TASK MATERIAL
>>>>>

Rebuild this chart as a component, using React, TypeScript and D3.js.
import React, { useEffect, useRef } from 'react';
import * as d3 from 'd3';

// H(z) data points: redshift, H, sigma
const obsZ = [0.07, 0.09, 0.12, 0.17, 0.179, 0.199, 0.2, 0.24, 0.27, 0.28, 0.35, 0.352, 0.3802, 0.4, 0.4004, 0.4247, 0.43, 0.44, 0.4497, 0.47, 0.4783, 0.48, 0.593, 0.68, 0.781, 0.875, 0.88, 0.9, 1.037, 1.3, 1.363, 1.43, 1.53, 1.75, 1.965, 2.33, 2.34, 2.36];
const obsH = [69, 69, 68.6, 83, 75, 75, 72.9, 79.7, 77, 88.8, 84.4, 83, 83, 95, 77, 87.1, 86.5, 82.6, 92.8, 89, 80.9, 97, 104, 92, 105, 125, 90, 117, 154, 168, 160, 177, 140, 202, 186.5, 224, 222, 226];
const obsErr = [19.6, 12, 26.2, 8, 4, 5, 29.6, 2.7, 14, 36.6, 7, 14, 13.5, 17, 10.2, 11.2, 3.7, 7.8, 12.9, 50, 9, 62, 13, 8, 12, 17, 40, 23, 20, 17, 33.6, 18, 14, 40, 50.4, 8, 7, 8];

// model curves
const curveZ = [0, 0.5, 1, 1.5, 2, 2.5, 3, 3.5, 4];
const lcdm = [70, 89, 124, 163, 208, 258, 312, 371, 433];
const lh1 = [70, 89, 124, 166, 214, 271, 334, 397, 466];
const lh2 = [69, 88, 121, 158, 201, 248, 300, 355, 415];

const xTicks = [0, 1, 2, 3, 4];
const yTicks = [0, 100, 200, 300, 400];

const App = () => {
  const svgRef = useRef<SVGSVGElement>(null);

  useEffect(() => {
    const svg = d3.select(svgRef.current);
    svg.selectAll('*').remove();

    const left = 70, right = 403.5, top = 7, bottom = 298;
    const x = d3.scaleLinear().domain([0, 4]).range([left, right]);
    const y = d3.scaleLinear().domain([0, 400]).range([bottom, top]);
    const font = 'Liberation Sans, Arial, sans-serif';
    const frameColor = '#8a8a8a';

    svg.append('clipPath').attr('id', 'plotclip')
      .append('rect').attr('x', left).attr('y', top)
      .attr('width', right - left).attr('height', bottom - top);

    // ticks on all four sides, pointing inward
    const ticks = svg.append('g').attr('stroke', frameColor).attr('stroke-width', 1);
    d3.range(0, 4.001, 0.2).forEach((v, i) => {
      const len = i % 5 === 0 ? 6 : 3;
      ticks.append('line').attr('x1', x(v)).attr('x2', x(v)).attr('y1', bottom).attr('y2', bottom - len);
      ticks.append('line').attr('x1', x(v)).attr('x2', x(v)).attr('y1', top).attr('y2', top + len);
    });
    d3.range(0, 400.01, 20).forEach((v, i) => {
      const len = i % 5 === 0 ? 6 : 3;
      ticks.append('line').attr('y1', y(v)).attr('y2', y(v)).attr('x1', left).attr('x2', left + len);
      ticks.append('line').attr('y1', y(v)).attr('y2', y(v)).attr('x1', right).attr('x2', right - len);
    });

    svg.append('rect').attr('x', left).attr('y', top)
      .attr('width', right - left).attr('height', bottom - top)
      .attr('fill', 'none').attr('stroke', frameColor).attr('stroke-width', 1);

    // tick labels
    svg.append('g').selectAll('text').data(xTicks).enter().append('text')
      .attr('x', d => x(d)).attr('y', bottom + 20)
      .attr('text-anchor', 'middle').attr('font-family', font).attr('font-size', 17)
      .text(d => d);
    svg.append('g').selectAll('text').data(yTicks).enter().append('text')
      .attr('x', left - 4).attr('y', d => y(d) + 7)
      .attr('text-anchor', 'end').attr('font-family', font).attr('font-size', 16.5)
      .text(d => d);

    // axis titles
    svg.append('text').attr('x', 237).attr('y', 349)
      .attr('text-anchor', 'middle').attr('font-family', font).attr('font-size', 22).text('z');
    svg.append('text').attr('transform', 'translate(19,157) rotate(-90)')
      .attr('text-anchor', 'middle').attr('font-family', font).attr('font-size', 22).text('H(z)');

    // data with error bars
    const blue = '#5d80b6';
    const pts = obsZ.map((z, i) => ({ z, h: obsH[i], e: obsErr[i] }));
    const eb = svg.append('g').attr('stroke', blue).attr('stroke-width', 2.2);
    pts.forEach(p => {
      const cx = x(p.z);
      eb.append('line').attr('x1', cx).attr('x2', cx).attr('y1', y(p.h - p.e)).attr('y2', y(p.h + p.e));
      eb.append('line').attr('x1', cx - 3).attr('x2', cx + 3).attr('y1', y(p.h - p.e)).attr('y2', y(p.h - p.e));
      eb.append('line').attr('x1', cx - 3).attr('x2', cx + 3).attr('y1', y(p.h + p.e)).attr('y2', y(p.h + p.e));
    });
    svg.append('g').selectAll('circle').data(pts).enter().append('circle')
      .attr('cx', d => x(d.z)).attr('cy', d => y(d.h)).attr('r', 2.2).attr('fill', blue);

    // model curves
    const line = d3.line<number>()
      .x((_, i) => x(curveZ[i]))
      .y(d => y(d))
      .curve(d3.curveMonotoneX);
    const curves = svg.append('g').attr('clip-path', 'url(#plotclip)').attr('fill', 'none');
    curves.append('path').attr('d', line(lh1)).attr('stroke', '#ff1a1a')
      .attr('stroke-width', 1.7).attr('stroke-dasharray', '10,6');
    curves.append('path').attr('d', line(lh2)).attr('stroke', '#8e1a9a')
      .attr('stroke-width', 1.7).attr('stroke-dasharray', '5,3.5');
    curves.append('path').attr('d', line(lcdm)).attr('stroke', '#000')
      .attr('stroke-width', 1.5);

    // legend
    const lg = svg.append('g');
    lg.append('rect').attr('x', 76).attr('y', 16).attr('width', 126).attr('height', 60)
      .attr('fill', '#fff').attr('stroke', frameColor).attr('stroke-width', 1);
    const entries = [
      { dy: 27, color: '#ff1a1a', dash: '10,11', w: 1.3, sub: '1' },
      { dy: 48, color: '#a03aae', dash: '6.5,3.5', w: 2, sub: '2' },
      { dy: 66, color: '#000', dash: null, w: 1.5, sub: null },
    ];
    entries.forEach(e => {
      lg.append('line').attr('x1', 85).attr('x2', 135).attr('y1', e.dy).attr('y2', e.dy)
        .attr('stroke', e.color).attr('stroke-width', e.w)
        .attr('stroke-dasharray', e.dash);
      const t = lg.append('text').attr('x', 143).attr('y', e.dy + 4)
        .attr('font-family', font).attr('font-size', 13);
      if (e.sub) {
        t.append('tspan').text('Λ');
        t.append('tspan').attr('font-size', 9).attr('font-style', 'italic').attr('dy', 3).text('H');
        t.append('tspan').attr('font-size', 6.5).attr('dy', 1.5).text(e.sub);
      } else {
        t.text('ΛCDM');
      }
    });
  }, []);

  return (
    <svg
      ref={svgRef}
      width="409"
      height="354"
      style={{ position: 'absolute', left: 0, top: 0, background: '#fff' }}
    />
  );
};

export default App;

<<<<<
>>>>>

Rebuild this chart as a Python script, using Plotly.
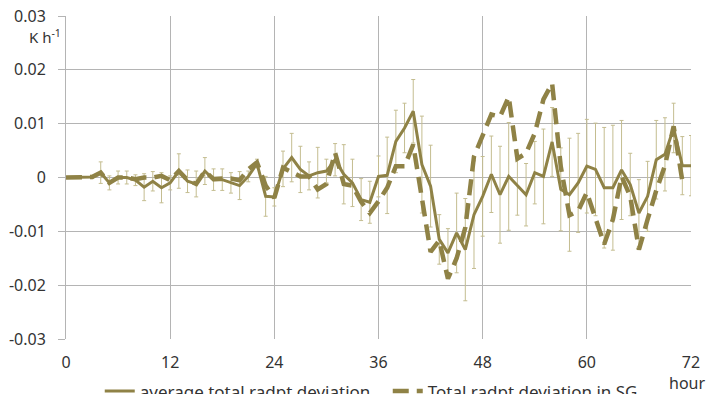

<<<<<
>>>>>

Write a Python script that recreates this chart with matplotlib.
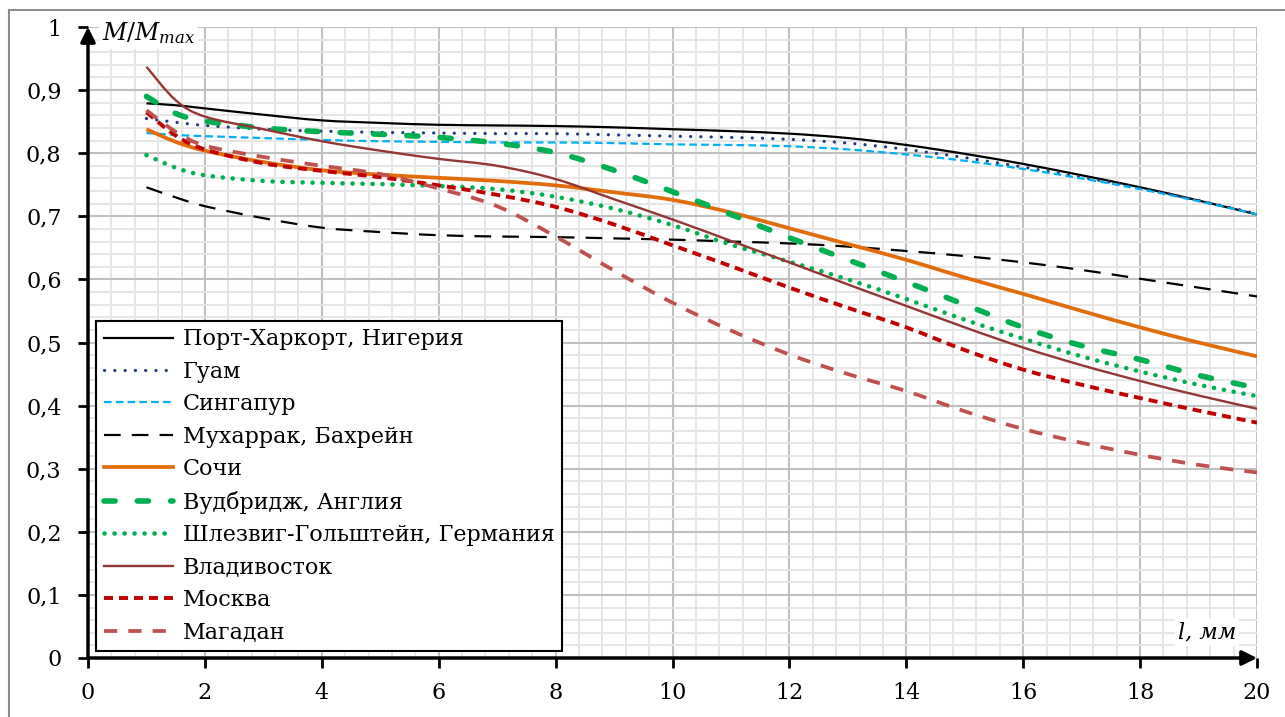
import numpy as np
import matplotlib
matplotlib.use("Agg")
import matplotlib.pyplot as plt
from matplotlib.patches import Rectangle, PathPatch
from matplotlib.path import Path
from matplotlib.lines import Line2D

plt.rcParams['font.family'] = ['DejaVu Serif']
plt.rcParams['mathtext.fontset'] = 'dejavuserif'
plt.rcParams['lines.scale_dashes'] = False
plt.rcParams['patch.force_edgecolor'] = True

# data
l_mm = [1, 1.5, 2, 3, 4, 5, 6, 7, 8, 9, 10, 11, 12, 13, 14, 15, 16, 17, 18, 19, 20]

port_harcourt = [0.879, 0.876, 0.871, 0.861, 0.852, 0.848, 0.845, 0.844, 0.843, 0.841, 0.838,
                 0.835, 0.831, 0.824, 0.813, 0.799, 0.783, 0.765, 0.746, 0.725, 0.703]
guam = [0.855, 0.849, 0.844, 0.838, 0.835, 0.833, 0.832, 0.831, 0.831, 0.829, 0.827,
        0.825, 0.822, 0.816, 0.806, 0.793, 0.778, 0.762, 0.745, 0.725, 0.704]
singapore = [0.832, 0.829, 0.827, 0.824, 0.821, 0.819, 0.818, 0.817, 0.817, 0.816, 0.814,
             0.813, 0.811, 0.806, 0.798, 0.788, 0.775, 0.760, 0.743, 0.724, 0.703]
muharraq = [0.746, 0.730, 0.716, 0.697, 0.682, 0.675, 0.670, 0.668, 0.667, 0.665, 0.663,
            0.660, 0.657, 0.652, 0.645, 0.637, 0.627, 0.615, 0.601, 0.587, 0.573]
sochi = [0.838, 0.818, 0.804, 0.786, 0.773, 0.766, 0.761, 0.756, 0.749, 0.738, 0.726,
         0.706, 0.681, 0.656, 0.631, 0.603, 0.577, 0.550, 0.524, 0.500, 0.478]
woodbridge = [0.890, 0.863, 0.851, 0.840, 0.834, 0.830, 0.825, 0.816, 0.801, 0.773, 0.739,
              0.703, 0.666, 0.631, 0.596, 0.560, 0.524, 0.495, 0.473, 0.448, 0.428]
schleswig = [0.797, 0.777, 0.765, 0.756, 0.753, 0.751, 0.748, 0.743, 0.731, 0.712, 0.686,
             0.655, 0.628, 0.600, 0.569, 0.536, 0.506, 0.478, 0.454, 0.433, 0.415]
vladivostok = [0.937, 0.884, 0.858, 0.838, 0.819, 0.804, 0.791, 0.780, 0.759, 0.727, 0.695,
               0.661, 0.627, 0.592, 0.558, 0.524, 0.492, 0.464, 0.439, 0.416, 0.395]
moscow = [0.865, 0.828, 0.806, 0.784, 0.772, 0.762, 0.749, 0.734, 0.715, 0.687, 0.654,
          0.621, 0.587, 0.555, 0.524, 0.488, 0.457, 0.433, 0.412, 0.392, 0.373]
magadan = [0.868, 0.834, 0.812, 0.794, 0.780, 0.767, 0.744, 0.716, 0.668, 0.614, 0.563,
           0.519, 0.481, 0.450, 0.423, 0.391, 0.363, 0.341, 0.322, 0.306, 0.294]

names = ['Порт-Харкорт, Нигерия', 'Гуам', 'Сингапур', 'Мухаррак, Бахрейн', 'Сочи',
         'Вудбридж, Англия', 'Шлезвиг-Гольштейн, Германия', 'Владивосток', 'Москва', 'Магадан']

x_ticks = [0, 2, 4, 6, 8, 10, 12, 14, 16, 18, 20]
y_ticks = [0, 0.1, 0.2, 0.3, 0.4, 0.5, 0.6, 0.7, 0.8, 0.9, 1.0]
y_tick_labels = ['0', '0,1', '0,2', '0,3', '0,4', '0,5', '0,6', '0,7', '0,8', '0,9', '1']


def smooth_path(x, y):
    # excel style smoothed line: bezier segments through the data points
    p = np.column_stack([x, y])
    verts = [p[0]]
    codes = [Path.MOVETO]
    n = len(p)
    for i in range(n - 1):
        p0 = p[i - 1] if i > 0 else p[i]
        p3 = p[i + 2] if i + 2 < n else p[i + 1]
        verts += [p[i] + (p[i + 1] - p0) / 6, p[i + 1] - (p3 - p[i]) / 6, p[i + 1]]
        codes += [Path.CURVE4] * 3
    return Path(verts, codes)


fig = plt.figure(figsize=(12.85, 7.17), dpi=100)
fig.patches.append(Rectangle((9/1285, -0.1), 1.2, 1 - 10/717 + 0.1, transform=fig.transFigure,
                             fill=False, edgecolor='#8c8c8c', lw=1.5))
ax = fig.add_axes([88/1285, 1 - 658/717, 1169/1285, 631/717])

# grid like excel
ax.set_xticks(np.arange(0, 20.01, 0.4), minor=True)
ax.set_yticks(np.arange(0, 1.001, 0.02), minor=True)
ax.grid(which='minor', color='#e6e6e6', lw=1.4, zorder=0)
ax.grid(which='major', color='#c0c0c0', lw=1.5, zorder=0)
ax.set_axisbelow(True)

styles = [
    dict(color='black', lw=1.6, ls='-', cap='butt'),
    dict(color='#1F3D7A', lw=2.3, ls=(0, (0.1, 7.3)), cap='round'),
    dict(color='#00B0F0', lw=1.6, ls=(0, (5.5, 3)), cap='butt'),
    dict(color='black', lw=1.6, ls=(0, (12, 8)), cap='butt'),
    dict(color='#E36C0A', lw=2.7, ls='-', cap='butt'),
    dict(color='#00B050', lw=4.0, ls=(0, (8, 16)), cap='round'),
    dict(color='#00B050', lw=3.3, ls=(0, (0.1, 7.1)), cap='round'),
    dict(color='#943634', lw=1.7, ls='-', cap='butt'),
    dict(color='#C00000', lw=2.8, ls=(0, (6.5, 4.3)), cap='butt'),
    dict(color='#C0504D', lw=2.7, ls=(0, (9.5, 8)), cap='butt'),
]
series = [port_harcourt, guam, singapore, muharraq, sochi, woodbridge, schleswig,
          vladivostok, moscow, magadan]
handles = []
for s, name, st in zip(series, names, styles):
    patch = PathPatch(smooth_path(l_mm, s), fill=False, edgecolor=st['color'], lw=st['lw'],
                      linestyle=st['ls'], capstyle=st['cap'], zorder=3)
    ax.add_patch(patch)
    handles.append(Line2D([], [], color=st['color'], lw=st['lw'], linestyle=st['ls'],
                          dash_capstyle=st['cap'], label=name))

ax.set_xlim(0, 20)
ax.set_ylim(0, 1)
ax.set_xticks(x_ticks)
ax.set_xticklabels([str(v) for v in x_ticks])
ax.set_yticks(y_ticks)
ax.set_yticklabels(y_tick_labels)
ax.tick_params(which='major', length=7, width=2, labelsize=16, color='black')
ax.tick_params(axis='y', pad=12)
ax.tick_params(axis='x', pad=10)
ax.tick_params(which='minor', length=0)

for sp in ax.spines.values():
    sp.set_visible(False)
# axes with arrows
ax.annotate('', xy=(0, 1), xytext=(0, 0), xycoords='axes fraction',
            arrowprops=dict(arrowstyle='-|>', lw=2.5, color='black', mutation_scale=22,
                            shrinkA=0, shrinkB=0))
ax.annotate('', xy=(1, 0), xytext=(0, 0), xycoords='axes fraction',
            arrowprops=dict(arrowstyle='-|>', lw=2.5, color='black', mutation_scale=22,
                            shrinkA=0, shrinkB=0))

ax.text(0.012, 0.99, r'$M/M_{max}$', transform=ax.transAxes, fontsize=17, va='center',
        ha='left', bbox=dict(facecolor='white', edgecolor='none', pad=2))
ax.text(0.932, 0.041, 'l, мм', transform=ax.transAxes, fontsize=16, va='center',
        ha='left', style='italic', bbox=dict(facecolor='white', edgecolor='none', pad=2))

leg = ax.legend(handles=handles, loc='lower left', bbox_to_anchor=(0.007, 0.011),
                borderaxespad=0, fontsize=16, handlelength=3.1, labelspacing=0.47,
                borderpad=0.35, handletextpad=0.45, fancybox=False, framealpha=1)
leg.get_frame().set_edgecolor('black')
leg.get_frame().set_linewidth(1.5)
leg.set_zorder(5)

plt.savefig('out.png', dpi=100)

<<<<<

TASK DETAILS
Repeat word for word the lines from the line with "Rebuild this chart as a component, using" to the line with "import * as d3 from 'd3';", both lines included.

WRITTEN ANSWER
Rebuild this chart as a component, using React, TypeScript and D3.js.
import React, { useEffect, useRef } from 'react';
import * as d3 from 'd3';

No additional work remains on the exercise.